The FCPA addresses wrongdoing by companies, actors within companies and agents of companies that have some nexus to the U.S. Related federal legislation also provides whistle blower protections.


“Fundamentally, the FCPA is a recognition that ‘no problem does more to alienate citizens from political leaders and institutions and to undermine political stability and economic growth than corruption’,” said Grant Thornton National Managing Partner Frederick Kohm. This belief has continued to animate anti-corruption efforts, including recent initiatives by the Biden administration. FCPA enforcement is shared by special FCPA units within the Department of Justice and the SEC.


Services firms must ensure that they have internal procedures and controls to address two types of FCPA provisions:

  1. Anti-bribery provisions

    The act states that it is unlawful to offer, pay or promise to pay any foreign official or intermediary for the purpose of obtaining or retaining business. This applies to direct actions as well as actions through intermediaries.

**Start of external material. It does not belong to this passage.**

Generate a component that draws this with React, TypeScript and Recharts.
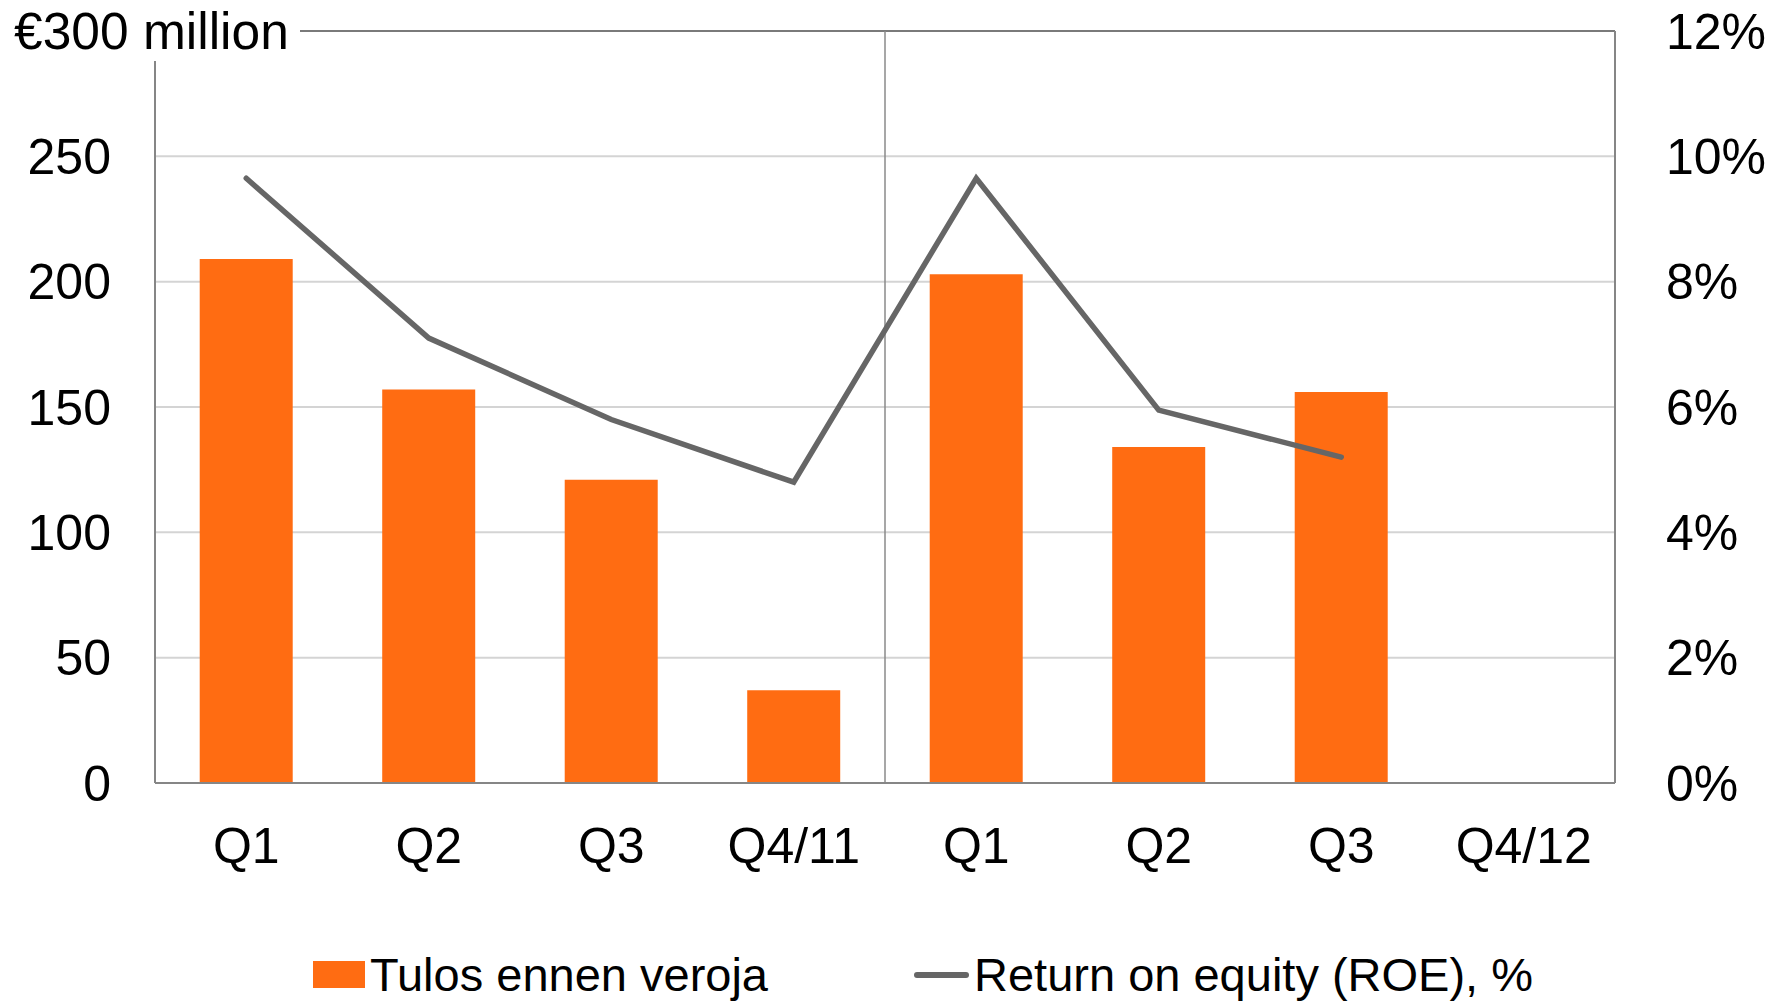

    The bribe doesn’t have to be successful to be criminal — incompetence is no defense. There are exceptions for payments that facilitate routine governmental activity like permits, processing fees and scheduled inspections. However, Grant Thornton Senior Associate Mary Bohrer emphasized, “Exceptions do not include a government or political party’s decision to award or continue business.”

    Ignorance is no defense, either — if you know that a payment to a local agent will go toward violating the FCPA, you have implicitly approved it.

  2. Accounting provisions

    The accounting provisions of the FCPA cover what are broadly called “books and records” and “controls.”

    The books and records requirement mandates reasonably current documents and information, such as annual and quarterly reports. It also requires that you keep books in reasonable detail. To eliminate room for mischaracterization of bribes as routine expenses, all transaction records should conform to standard and acceptable methods of financial recordkeeping. The books and records provision can trigger prosecutions in and of itself. Proof of corrupt intent through falsified records is often enough evidence to pursue prosecution for anti-bribery violations.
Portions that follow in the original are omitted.